- [Stated exercise] Scan the lines below for the word "page". Copy each line you find it in.
## begin
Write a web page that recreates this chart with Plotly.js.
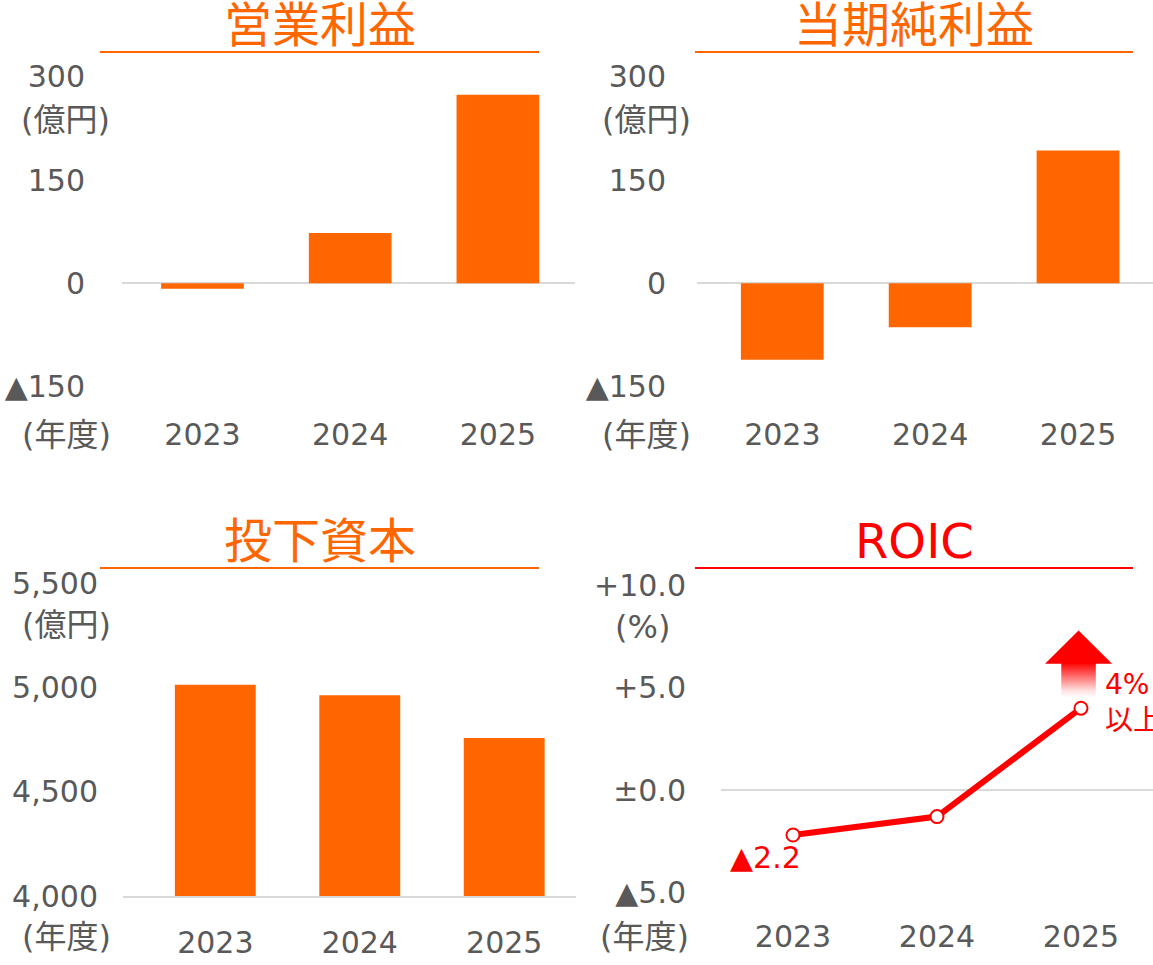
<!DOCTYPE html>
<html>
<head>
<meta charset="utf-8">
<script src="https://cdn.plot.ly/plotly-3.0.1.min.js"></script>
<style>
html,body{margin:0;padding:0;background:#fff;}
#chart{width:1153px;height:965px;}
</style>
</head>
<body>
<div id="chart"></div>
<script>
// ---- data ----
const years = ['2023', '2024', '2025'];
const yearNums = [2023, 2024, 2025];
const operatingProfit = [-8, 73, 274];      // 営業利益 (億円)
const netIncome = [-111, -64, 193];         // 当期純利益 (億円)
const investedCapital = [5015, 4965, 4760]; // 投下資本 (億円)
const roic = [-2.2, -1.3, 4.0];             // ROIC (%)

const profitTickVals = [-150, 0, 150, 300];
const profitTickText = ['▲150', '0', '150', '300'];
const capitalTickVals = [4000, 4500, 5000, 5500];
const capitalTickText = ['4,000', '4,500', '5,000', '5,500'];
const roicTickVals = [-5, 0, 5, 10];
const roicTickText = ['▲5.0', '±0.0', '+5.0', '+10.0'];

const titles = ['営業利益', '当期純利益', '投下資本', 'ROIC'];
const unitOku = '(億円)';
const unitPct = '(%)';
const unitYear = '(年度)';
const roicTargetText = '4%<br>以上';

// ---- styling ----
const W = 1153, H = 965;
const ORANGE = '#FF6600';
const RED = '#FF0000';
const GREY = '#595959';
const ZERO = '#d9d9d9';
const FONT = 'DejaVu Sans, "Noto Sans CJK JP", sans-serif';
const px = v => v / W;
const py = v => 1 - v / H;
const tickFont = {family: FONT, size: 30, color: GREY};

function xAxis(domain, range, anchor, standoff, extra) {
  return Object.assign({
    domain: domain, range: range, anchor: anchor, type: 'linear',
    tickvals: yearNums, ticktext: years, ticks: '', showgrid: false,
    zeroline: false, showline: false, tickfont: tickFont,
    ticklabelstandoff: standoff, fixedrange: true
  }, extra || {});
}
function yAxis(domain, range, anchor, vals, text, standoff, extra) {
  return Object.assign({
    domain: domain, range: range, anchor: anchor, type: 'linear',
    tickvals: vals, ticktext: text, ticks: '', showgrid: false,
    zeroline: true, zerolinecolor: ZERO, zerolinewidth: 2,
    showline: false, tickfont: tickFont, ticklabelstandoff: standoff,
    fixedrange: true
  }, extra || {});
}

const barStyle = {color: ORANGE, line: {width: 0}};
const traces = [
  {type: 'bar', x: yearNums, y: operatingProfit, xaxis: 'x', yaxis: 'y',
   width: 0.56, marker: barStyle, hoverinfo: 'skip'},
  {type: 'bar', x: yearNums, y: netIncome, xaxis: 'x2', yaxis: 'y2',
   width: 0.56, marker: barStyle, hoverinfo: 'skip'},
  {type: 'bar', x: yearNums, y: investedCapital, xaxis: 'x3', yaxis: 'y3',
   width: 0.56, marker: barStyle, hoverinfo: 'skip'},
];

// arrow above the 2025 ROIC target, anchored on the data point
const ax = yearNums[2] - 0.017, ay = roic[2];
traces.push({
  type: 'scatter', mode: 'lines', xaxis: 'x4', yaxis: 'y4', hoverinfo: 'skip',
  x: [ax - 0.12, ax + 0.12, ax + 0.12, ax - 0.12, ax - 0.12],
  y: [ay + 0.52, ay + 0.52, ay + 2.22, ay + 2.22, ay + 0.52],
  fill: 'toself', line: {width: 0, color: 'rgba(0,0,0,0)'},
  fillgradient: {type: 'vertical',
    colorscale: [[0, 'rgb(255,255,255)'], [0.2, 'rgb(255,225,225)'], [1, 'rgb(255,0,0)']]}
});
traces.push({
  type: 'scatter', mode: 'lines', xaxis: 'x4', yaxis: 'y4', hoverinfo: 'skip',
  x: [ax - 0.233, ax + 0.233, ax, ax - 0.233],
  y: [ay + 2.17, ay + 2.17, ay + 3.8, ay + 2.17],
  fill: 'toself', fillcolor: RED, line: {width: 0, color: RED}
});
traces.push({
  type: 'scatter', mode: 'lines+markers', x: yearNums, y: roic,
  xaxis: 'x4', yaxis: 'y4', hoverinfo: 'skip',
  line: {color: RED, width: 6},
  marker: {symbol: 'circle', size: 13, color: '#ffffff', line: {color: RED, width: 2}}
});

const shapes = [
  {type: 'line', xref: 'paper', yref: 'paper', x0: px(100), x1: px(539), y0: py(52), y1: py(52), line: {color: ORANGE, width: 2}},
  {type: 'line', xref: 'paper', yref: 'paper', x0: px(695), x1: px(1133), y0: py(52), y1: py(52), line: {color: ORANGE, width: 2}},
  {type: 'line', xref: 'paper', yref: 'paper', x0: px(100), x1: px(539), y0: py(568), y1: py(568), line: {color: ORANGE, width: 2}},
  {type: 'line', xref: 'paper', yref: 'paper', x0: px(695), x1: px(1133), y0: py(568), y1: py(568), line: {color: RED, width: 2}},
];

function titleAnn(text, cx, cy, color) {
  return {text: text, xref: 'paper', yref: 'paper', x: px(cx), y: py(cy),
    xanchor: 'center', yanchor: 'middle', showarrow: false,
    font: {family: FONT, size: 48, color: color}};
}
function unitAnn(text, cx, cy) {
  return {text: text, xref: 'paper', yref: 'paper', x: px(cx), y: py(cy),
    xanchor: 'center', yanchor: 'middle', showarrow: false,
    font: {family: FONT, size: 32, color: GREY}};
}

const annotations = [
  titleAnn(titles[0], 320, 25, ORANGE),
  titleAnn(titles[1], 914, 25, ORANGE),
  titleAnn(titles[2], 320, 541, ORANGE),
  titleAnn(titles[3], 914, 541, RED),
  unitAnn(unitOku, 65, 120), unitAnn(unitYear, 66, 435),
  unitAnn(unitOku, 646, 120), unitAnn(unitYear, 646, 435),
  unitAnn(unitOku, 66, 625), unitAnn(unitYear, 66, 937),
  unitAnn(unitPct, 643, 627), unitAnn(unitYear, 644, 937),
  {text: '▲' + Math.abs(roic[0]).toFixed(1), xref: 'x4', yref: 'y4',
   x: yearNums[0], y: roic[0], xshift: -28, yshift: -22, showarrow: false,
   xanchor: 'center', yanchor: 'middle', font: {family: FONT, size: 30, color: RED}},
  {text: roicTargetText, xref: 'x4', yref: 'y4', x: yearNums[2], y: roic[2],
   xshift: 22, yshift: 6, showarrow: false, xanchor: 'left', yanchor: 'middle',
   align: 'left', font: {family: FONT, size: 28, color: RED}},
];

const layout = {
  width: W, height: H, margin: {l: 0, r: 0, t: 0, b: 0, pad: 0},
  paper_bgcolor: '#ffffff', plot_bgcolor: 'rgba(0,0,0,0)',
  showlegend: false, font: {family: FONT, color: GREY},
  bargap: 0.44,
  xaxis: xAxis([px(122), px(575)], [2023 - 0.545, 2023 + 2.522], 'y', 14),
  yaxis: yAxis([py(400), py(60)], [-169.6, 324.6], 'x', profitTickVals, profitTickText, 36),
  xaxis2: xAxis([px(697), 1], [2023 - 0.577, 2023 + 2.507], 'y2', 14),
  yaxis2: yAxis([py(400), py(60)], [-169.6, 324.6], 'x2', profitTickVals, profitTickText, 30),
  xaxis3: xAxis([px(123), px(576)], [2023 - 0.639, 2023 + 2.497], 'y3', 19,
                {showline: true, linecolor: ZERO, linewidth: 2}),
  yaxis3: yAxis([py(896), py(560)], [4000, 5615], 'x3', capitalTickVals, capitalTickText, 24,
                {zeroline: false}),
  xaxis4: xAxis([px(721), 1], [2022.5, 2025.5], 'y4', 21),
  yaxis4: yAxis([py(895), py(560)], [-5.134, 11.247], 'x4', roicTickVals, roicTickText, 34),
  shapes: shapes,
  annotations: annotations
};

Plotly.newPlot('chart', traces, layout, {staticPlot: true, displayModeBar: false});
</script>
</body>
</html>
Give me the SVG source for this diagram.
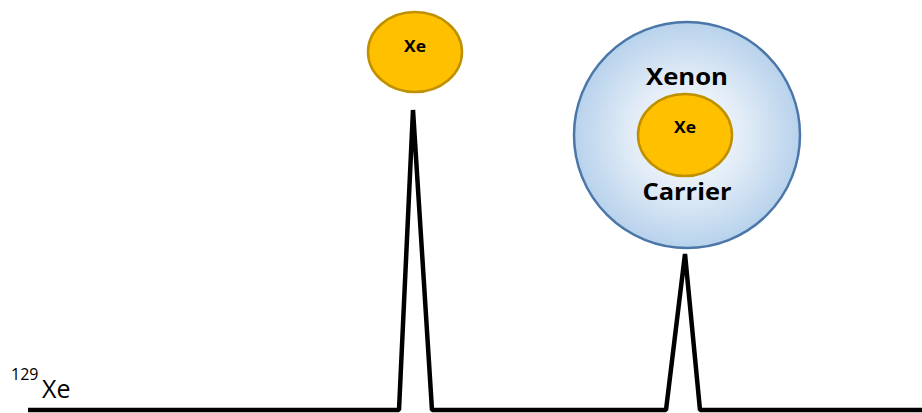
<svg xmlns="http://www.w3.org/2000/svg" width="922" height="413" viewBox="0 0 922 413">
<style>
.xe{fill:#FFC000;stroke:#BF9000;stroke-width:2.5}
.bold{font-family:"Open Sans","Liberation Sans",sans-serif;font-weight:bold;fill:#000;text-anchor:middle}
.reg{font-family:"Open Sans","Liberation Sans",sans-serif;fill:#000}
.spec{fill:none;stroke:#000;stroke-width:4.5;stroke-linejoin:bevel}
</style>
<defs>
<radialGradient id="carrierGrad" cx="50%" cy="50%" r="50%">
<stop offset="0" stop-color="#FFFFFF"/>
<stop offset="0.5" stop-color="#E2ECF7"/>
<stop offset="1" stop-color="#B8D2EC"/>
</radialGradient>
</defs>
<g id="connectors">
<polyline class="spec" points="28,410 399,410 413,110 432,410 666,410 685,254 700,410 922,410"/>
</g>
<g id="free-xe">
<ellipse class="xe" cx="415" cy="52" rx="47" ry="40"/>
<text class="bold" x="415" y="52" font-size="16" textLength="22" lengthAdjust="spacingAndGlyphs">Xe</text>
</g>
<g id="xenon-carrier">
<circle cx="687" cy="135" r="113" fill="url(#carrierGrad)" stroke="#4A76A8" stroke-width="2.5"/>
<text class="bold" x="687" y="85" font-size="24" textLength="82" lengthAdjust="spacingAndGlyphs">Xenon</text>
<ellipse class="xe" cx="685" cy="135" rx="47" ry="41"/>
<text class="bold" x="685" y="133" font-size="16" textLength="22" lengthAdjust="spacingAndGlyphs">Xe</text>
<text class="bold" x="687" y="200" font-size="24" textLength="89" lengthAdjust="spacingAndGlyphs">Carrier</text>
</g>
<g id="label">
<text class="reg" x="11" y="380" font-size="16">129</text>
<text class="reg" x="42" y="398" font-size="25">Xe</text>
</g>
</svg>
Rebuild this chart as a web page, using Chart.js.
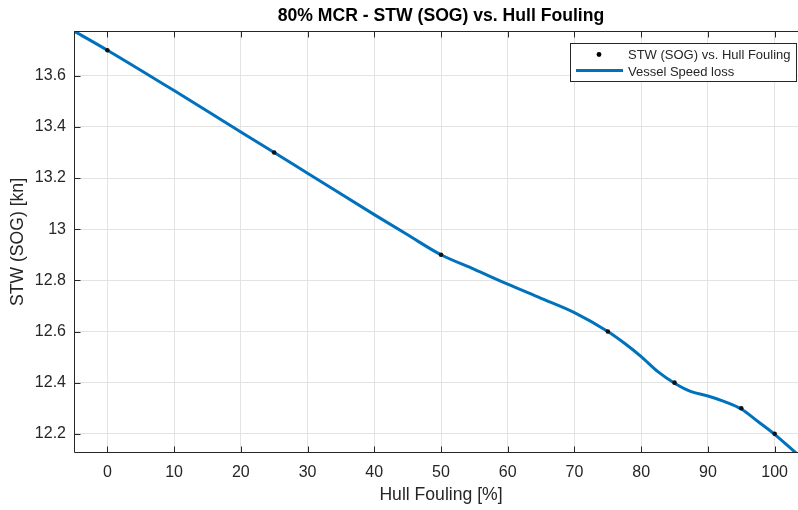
## end
- [Answer to the problem]
Write a web page that recreates this chart with Plotly.js.
Rebuild this chart as a web page, using Chart.js.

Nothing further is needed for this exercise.